DATASET CONTENT >>
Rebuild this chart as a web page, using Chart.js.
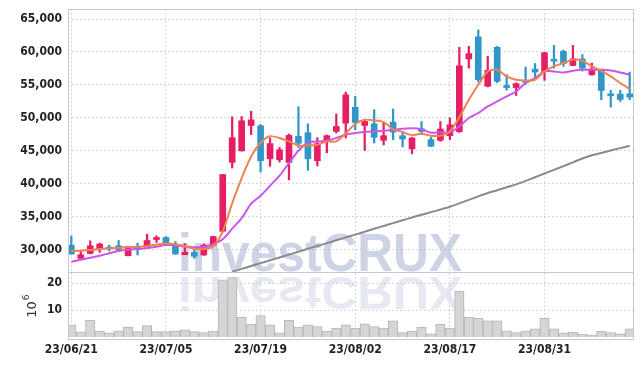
<!DOCTYPE html>
<html>
<head>
<meta charset="utf-8">
<script src="https://cdn.jsdelivr.net/npm/chart.js@4.4.0/dist/chart.umd.min.js"></script>
<style>
html, body { margin: 0; padding: 0; background: #fff; }
#wrap { width: 642px; height: 366px; }
</style>
</head>
<body>
<div id="wrap"><canvas id="chart"></canvas></div>
<script>
const dates = ['23/06/21','23/06/22','23/06/23','23/06/26','23/06/27','23/06/28','23/06/29','23/06/30','23/07/03','23/07/04',
  '23/07/05','23/07/06','23/07/07','23/07/10','23/07/11','23/07/12','23/07/13','23/07/14','23/07/17','23/07/18',
  '23/07/19','23/07/20','23/07/21','23/07/24','23/07/25','23/07/26','23/07/27','23/07/28','23/07/31','23/08/01',
  '23/08/02','23/08/03','23/08/04','23/08/07','23/08/08','23/08/09','23/08/10','23/08/11','23/08/14','23/08/16',
  '23/08/17','23/08/18','23/08/21','23/08/22','23/08/23','23/08/24','23/08/25','23/08/28','23/08/29','23/08/30',
  '23/08/31','23/09/01','23/09/04','23/09/05','23/09/06','23/09/07','23/09/08','23/09/11','23/09/12','23/09/13'];

const opens  = [30700,28680,29440,30100,30250,30600,29100,30250,30400,31550,
                31850,30850,29250,29600,29200,30650,32800,43250,45000,48850,
                48800,43800,43650,43250,47200,47750,43500,46400,47950,49200,
                51600,48850,49100,46600,49350,47300,45300,48350,46700,46600,
                47300,47900,58950,62300,54800,60700,54750,54600,55500,57400,
                57050,58750,60100,57950,58950,56550,57200,53500,53600,53650];
const highs  = [32100,29900,31350,31000,30700,31400,30550,31000,32350,32100,
                32000,31250,30900,30000,30900,32050,41400,50150,50200,51000,
                49000,46950,45520,47550,51700,49100,47000,47400,50600,53900,
                53250,49600,51250,49300,51350,47950,47050,49450,47050,49450,
                50000,60700,60850,63350,59350,60850,56550,55300,57700,58250,
                59950,61000,60300,61000,59600,58300,57250,54200,54200,56950];
const lows   = [29300,28650,29350,29600,29800,29850,29050,29200,30400,31100,
                30600,29300,29250,28700,29150,30600,32700,42400,44950,47450,
                41800,42650,43300,40600,45500,42050,42700,44700,47700,46950,
                48200,45050,46200,45900,46700,45600,44550,47450,45650,46450,
                46700,47800,57550,55450,54700,55350,54200,53400,55050,55900,
                55700,57550,57800,57900,57100,56450,52750,51650,52500,52750];
const closes = [29350,29240,30600,30860,30100,29950,30500,30050,31400,31650,
                30700,29350,29600,29000,30700,32000,41400,47000,49550,49700,
                43500,46100,45170,47350,46150,43800,46100,47300,48700,53500,
                49300,49450,47050,47300,47850,46800,46950,47950,45700,48300,
                48950,57900,59750,55800,57200,55550,54600,55200,55400,56950,
                59900,58600,58250,58950,57550,57400,54150,53350,52800,53150];

const ma5 = [29800,29850,29950,30100,30230,30300,30410,30450,30560,30760,
             30960,30830,30530,30150,30120,30530,32780,37080,40880,44150,
             46230,47220,46950,46430,45820,45820,45930,46430,46430,47700,
             49070,49720,49620,49370,48310,47860,47370,47600,47290,47290,
             47950,50100,52750,55030,57050,57300,56290,55790,55680,55790,
             57050,57810,58320,58820,58670,57810,57150,56290,55290,54380];
const ma20 = [28180,28480,28790,29090,29470,29800,30000,30100,30260,30450,
              30760,30680,30500,30380,30410,30830,31590,33190,34780,36980,
              38190,39710,41230,43150,45020,46190,46430,46530,46950,47450,
              47700,47850,47950,48050,48200,48360,48430,48280,47750,47820,
              47820,48700,49980,50740,51740,52500,53260,54010,55290,56050,
              57050,57050,56900,57150,57300,57300,57300,57200,56900,56550];
const ma120 = [null,null,null,null,null,null,null,null,null,null,
               null,null,null,null,null,null,null,26650,27090,27530,
               27970,28390,28830,29260,29700,30140,30560,31000,31430,31870,
               32290,32730,33170,33600,34040,34460,34900,35310,35700,36100,
               36520,37040,37570,38090,38600,39030,39480,39910,40440,41000,
               41560,42120,42680,43260,43840,44320,44680,45050,45410,45780];

// volume, millions of shares
const volumes = [4.5,1.9,6.3,2.2,1.5,2.3,3.7,2.0,4.2,2.0,
                 2.0,2.3,2.7,2.0,1.6,2.2,21.2,22.0,7.4,4.8,
                 7.9,4.5,1.5,6.3,3.7,4.5,3.9,2.2,3.3,4.5,
                 3.3,4.9,3.9,3.3,6.0,1.6,2.2,3.7,1.2,4.8,
                 3.3,17.0,7.4,7.0,6.0,6.0,2.3,1.6,2.3,3.0,
                 7.0,3.0,1.5,1.8,1.1,0.8,2.2,1.6,1.2,3.0];

const priceTicks = [30000,35000,40000,45000,50000,55000,60000,65000];
const volumeTicks = [10,20];
const dateTicks = [0,10,20,30,40,50];

const UP = '#e61e64';
const DOWN = '#3197c8';
const candleColors = closes.map((c, i) => c >= opens[i] ? UP : DOWN);

const tickFont = { family: "'DejaVu Sans Condensed', 'DejaVu Sans', sans-serif", size: 12, weight: 'bold' };
const gridColor = '#c6cbdc';

function pts(arr) { return arr.map((v, i) => ({ x: i, y: v })); }

function fitY(s) {
  s.width = 68;
  s.paddingTop = 0;
  s.paddingBottom = 0;
}

const decor = {
  id: 'decor',
  beforeDatasetsDraw(chart) {
    const ctx = chart.ctx;
    ctx.save();
    ctx.font = "bold 54px 'Liberation Sans', Arial, sans-serif";
    const w = ctx.measureText('investCRUX').width;
    ctx.translate(178, 271);
    ctx.scale(284 / w, 1);
    ctx.fillStyle = 'rgba(165,176,210,0.55)';
    ctx.fillText('investCRUX', 0, 0);
    ctx.translate(0, 6);
    ctx.scale(1, -0.85);
    ctx.fillStyle = 'rgba(200,206,226,0.45)';
    ctx.fillText('investCRUX', 0, 0);
    ctx.restore();
  },
  afterDraw(chart) {
    const ctx = chart.ctx;
    const a = chart.chartArea;
    const sep = chart.scales.y.bottom;
    ctx.save();
    ctx.strokeStyle = '#c8c8cc';
    ctx.lineWidth = 1;
    ctx.strokeRect(Math.round(a.left) + 0.5, Math.round(a.top) + 0.5, Math.round(a.right - a.left), Math.round(a.bottom - a.top) + 2);
    ctx.beginPath();
    ctx.moveTo(a.left, Math.round(sep) + 0.5);
    ctx.lineTo(a.right, Math.round(sep) + 0.5);
    ctx.stroke();
    // volume unit
    const yv = chart.scales.yv;
    ctx.translate(36, (yv.top + yv.bottom) / 2 + 2);
    ctx.rotate(-Math.PI / 2);
    ctx.fillStyle = '#333';
    ctx.textBaseline = 'alphabetic';
    ctx.font = "13px 'DejaVu Sans', sans-serif";
    const w10 = ctx.measureText('10').width;
    ctx.fillText('10', -w10 / 2 - 3, 0);
    ctx.font = "9px 'DejaVu Sans', sans-serif";
    ctx.fillText('6', w10 / 2 - 2, -7);
    ctx.restore();
  }
};

new Chart(document.getElementById('chart'), {
  type: 'bar',
  data: {
    datasets: [
      { type: 'line', data: pts(ma5), borderColor: '#f0824f', borderWidth: 2, pointRadius: 0, tension: 0.25, yAxisID: 'y', order: 1 },
      { type: 'line', data: pts(ma20), borderColor: '#cc55ea', borderWidth: 2, pointRadius: 0, tension: 0.25, yAxisID: 'y', order: 2 },
      { type: 'line', data: pts(ma120), borderColor: '#8a8a8a', borderWidth: 2, pointRadius: 0, tension: 0.25, yAxisID: 'y', order: 3 },
      { data: opens.map((o, i) => ({ x: i, y: [o, closes[i]] })), backgroundColor: candleColors, barThickness: 6, minBarLength: 2, grouped: false, yAxisID: 'y', order: 4 },
      { data: lows.map((l, i) => ({ x: i, y: [l, highs[i]] })), backgroundColor: candleColors, barThickness: 1.6, grouped: false, yAxisID: 'y', order: 5 },
      { data: pts(volumes), backgroundColor: '#d5d5d7', borderColor: '#b5b5b8', borderWidth: 1, barPercentage: 1, categoryPercentage: 1, grouped: false, yAxisID: 'yv', order: 6 }
    ]
  },
  options: {
    responsive: true,
    maintainAspectRatio: false,
    animation: false,
    layout: { padding: { top: 9, right: 9, left: 0, bottom: 0 } },
    plugins: { legend: { display: false }, tooltip: { enabled: false } },
    scales: {
      x: {
        type: 'linear',
        offset: false,
        min: -0.35,
        max: 59.35,
        afterBuildTicks: s => { s.ticks = dateTicks.map(v => ({ value: v })); },
        afterFit: s => { s.height = 29; },
        ticks: { callback: v => dates[v], font: tickFont, color: '#222', maxRotation: 0, autoSkip: false, padding: 6 },
        grid: { color: gridColor, drawTicks: false, offset: false },
        border: { display: false, dash: [1.5, 2.5] }
      },
      yv: {
        position: 'left',
        stack: 'panes',
        stackWeight: 65,
        min: 0,
        max: 24.1,
        afterBuildTicks: s => { s.ticks = volumeTicks.map(v => ({ value: v })); },
        afterFit: fitY,
        ticks: { font: tickFont, color: '#222', padding: 6, autoSkip: false },
        grid: { color: gridColor, drawTicks: false },
        border: { display: false, dash: [1.5, 2.5] }
      },
      y: {
        position: 'left',
        stack: 'panes',
        stackWeight: 263,
        min: 26620,
        max: 66520,
        afterBuildTicks: s => { s.ticks = priceTicks.map(v => ({ value: v })); },
        afterFit: fitY,
        ticks: { font: tickFont, color: '#222', padding: 6, autoSkip: false },
        grid: { color: gridColor, drawTicks: false },
        border: { display: false, dash: [1.5, 2.5] }
      }
    }
  },
  plugins: [decor]
});
</script>
</body>
</html>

THE EXERCISE >>
From the material above, copy each line that includes the word "chart".

RESPONSE TO THE EXERCISE >>
Rebuild this chart as a web page, using Chart.js.
<script src="https://cdn.jsdelivr.net/npm/chart.js@4.4.0/dist/chart.umd.min.js"></script>
<div id="wrap"><canvas id="chart"></canvas></div>
  beforeDatasetsDraw(chart) {
    const ctx = chart.ctx;
  afterDraw(chart) {
    const ctx = chart.ctx;
    const a = chart.chartArea;
    const sep = chart.scales.y.bottom;
    const yv = chart.scales.yv;
new Chart(document.getElementById('chart'), {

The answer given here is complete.